An AI Picasso
Scientists are using artificial intelligence (AI) to find a “new system for generating art” and testing their results on the public. The system, called a generative adversarial network (GAN), works by pairing two AI neural networks: a generator, which produces images, and a discriminator, which judges the paintings. It does this based on the 81,500 example paintings and knowledge of different artistic styles (such as Baroque, Impressionism, and Modernism) it was taught. The suggester creates an image, the discriminator criticizes it, and the conversation leads to a work of art.
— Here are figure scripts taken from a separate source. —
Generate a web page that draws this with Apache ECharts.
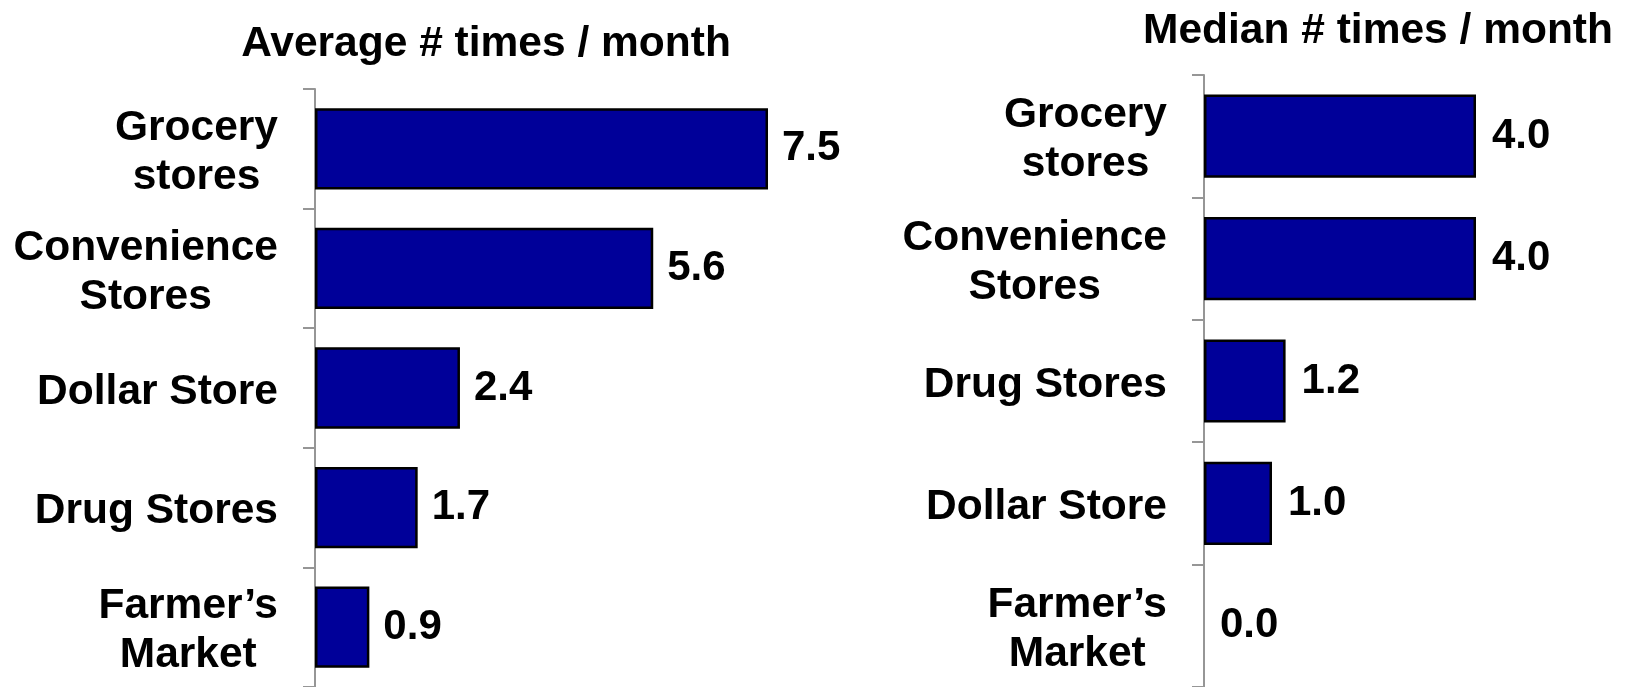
<!DOCTYPE html>
<html>
<head>
<meta charset="utf-8">
<script src="https://cdn.jsdelivr.net/npm/echarts@6/dist/echarts.min.js"></script>
<style>
  html, body { margin: 0; padding: 0; background: #fff; }
  #chart { width: 1625px; height: 687px; }
</style>
</head>
<body>
<div id="chart"></div>
<script>
// Store visit frequency per month, by store type
const avgTitle = 'Average # times / month';
const avgCategories = ['Grocery\nstores', 'Convenience\nStores', 'Dollar Store', 'Drug Stores', 'Farmer\u2019s\nMarket'];
const avgValues = [7.5, 5.6, 2.4, 1.7, 0.9];

const medTitle = 'Median # times / month';
const medCategories = ['Grocery\nstores', 'Convenience\nStores', 'Drug Stores', 'Dollar Store', 'Farmer\u2019s\nMarket'];
const medValues = [4.0, 4.0, 1.2, 1.0, 0.0];

const FONT = '"Liberation Sans", Arial, Helvetica, sans-serif';
const BAR_FILL = '#000099';
const AXIS_GREY = '#969696';

function barData(values) {
  // a zero-length bar gets no outline so only its label shows
  return values.map(v => ({
    value: v,
    itemStyle: v === 0 ? { borderWidth: 0 } : undefined
  }));
}

function categoryAxis(gridIndex, categories) {
  return {
    type: 'category',
    gridIndex: gridIndex,
    data: categories,
    inverse: true,
    axisLine: { show: true, lineStyle: { color: AXIS_GREY, width: 2 } },
    axisTick: { show: true, length: 12, lineStyle: { color: AXIS_GREY, width: 2 } },
    axisLabel: {
      margin: 37,
      align: 'right',
      padding: [8, 0, 0, 0],
      // each line of a two-line name is centred under the other
      formatter: name => name.split('\n').map(line => '{c|' + line + '}').join('\n'),
      rich: {
        c: {
          align: 'center',
          color: '#000',
          fontFamily: FONT,
          fontWeight: 'bold',
          fontSize: 42.5,
          lineHeight: 49
        }
      }
    }
  };
}

function valueAxis(gridIndex, max) {
  return {
    type: 'value',
    gridIndex: gridIndex,
    min: 0,
    max: max,
    show: false,
    splitLine: { show: false }
  };
}

function barSeries(index, values, distance) {
  return {
    type: 'bar',
    xAxisIndex: index,
    yAxisIndex: index,
    data: barData(values),
    barCategoryGap: '32%',
    itemStyle: { color: BAR_FILL, borderColor: '#000', borderWidth: 2.5 },
    label: {
      show: true,
      position: 'right',
      distance: distance,
      color: '#000',
      fontFamily: FONT,
      fontWeight: 'bold',
      fontSize: 42,
      formatter: p => p.value.toFixed(1)
    },
    animation: false
  };
}

const chart = echarts.init(document.getElementById('chart'), null, { renderer: 'canvas' });
chart.setOption({
  backgroundColor: '#fff',
  animation: false,
  title: [
    {
      text: avgTitle,
      left: 481,
      top: 18,
      textAlign: 'center',
      textStyle: { fontFamily: FONT, fontWeight: 'bold', fontSize: 42.5, color: '#000' }
    },
    {
      text: medTitle,
      left: 1373,
      top: 5,
      textAlign: 'center',
      textStyle: { fontFamily: FONT, fontWeight: 'bold', fontSize: 42.5, color: '#000' }
    }
  ],
  grid: [
    { left: 315, top: 89, width: 604, height: 605, containLabel: false },
    { left: 1204, top: 75, width: 340, height: 617, containLabel: false }
  ],
  xAxis: [valueAxis(0, 10), valueAxis(1, 5)],
  yAxis: [categoryAxis(0, avgCategories), categoryAxis(1, medCategories)],
  series: [barSeries(0, avgValues, 14), barSeries(1, medValues, 16)]
});
</script>
</body>
</html>
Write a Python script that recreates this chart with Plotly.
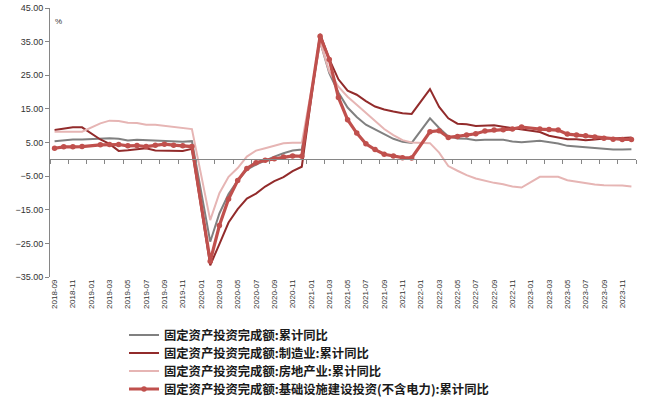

The scientists changed the way that AI usually produces art by having the generator only create works that did not fall into a preexistent category of painting — they did this by “maximizing deviation from established styles and minimizing deviation from art distribution,” according to the abstract.
Mark Riedl, an associate professor at the Georgia Institute of Technology in Atlanta, said that he liked the “idea that people are starting to push GANs out of their comfort zone — this is the first paper I’ve seen that does that.”
After the paintings were produced, the scientists conducted a survey with members of the public in which they mixed the AI works with paintings produced by human artists. They found that the public preferred the works by AI, and thought they were more novel, complex, and inspiring.
The Work of Art in the Age of Mechanical Creation
Paul Valéry, who Walter Benjamin used as a starting point for his essay “The Work of Art in the Age of Mechanical Reproduction,” wrote in 1931: “We must expect great innovations to transform the entire technique of the arts, thereby affecting artistic invention itself and perhaps even bringing about an amazing change in our very notion of art.”
He was referring to the modernist period, in which new techniques and ideologies changed the way art was perceived. We may be experiencing a similar upheaval in the art world. Benjamin’s criticism of the exact copies that could be produced by the second half of the 20th century centered around the idea that “even the most perfect reproduction of a work of art is lacking in one element: its presence in time and space, its unique existence at the place where it happens to be.”
This AI project possesses this property. It does not just copy or manipulate, as Google Deep Dream does, but is able to produce true works of art by being actively programmed to be novel and creating originals in a specific place. These pieces are more similar to Aiva, an AI composer that also could not be detected by humans, than it is to Deep Dream.
We are entering an age where AI is becoming increasingly ubiquitous and competent in almost every field — Elon Musk thinks it will exceed humans at everything in by 2030 — but art has been viewed as a pantheon of humanity, something quintessentially human that an AI could never replicate.
Studies such as this show that our artistic leanings may not be off limits — and with AI conquering humans at our own games, like chess — how long is it before we create a Picasso program that is superior to any current human artist — and immortal to boot?